Material provided:
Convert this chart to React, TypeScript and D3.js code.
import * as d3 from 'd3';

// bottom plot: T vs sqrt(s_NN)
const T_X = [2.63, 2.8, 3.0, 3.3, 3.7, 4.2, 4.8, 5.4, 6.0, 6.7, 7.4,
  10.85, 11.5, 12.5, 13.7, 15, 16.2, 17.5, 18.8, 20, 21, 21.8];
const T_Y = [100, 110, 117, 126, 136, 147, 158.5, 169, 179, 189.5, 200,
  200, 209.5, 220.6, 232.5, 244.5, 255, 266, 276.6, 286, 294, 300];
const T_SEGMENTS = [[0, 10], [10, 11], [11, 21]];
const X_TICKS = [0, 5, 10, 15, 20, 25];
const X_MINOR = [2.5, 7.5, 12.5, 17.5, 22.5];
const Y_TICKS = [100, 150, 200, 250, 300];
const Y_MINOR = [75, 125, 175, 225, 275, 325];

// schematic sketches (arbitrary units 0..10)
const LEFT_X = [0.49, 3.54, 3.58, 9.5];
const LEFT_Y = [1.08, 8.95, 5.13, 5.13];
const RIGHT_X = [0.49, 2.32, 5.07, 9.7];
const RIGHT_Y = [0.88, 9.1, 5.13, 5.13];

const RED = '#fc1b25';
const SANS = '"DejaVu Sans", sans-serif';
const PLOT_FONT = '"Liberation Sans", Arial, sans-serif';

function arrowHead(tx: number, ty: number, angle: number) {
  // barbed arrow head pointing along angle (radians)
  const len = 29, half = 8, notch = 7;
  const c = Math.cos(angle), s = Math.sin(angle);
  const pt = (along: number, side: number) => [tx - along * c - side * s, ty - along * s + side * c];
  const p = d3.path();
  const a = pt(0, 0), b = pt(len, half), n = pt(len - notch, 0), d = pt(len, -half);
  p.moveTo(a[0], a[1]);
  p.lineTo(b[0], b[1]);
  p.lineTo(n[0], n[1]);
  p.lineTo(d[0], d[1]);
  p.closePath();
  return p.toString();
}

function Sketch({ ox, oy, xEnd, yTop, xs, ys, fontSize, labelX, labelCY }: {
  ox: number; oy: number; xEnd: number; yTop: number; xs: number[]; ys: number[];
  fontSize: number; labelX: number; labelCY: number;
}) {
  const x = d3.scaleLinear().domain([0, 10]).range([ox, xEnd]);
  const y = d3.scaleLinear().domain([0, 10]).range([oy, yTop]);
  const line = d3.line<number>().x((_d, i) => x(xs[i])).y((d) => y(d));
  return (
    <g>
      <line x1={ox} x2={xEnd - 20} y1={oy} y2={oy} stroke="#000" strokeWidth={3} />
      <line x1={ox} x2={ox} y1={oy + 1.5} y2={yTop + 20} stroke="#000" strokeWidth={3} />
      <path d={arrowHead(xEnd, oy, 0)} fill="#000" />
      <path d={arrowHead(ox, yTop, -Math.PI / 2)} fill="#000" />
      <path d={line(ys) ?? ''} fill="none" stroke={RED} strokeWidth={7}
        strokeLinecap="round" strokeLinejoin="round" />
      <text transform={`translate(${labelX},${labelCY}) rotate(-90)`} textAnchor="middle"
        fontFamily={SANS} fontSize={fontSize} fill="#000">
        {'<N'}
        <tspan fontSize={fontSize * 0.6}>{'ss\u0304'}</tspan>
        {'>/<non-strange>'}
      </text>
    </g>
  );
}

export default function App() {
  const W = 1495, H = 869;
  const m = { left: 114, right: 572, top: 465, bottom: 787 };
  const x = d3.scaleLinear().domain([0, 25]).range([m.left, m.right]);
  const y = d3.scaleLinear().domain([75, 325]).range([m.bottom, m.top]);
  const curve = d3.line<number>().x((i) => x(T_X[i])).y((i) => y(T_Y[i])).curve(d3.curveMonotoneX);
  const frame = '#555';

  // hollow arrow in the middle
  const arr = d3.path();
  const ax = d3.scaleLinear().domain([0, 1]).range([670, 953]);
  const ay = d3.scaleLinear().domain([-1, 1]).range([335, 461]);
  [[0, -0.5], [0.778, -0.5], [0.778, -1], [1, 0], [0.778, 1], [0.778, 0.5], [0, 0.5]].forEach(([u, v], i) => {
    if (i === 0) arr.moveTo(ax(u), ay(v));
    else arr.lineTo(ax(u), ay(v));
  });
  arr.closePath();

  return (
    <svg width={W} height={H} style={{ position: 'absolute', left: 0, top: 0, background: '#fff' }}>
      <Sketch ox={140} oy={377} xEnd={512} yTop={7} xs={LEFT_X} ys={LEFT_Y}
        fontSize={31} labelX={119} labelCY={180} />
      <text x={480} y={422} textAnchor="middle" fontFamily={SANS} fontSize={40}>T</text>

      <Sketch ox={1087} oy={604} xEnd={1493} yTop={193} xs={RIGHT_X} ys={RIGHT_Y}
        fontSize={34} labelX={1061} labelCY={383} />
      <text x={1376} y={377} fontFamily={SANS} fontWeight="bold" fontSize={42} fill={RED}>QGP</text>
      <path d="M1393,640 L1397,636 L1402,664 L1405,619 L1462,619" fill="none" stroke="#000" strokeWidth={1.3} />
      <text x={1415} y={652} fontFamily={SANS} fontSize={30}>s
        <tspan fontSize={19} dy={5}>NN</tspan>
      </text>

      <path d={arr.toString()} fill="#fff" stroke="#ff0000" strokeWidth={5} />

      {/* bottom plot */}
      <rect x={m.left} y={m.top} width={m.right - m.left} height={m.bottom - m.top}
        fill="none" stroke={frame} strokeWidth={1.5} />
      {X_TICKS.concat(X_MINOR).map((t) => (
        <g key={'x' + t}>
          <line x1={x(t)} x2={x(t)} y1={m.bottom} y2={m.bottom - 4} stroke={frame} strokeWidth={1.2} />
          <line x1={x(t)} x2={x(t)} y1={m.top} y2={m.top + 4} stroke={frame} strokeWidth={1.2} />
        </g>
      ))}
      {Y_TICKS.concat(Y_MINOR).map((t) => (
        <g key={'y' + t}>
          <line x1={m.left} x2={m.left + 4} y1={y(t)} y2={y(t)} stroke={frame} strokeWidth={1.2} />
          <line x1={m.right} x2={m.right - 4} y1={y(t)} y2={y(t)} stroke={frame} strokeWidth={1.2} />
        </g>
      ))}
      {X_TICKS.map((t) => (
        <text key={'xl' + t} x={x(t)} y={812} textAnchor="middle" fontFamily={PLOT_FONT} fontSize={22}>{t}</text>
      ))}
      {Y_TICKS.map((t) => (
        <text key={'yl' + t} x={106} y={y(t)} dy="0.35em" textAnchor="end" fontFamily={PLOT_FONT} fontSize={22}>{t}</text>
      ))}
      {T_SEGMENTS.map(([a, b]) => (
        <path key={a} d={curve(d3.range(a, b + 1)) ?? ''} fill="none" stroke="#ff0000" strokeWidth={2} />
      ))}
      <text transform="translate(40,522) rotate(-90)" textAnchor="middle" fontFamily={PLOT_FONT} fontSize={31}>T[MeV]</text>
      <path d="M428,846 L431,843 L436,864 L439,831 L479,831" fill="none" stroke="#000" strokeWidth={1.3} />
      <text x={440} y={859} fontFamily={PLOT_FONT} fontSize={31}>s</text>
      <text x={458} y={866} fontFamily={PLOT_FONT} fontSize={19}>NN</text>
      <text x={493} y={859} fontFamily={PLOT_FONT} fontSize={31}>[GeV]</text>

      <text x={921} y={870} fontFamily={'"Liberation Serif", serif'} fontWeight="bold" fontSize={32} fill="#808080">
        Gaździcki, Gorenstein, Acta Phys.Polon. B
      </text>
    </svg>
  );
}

The task:
Starting at the top of the data above, repeat every line exactly until the line containing "const Y_MINOR = [75, 125, 175, 225, 275, 325];" has been given, then stop.

Complete output:
Convert this chart to React, TypeScript and D3.js code.
import * as d3 from 'd3';

// bottom plot: T vs sqrt(s_NN)
const T_X = [2.63, 2.8, 3.0, 3.3, 3.7, 4.2, 4.8, 5.4, 6.0, 6.7, 7.4,
  10.85, 11.5, 12.5, 13.7, 15, 16.2, 17.5, 18.8, 20, 21, 21.8];
const T_Y = [100, 110, 117, 126, 136, 147, 158.5, 169, 179, 189.5, 200,
  200, 209.5, 220.6, 232.5, 244.5, 255, 266, 276.6, 286, 294, 300];
const T_SEGMENTS = [[0, 10], [10, 11], [11, 21]];
const X_TICKS = [0, 5, 10, 15, 20, 25];
const X_MINOR = [2.5, 7.5, 12.5, 17.5, 22.5];
const Y_TICKS = [100, 150, 200, 250, 300];
const Y_MINOR = [75, 125, 175, 225, 275, 325];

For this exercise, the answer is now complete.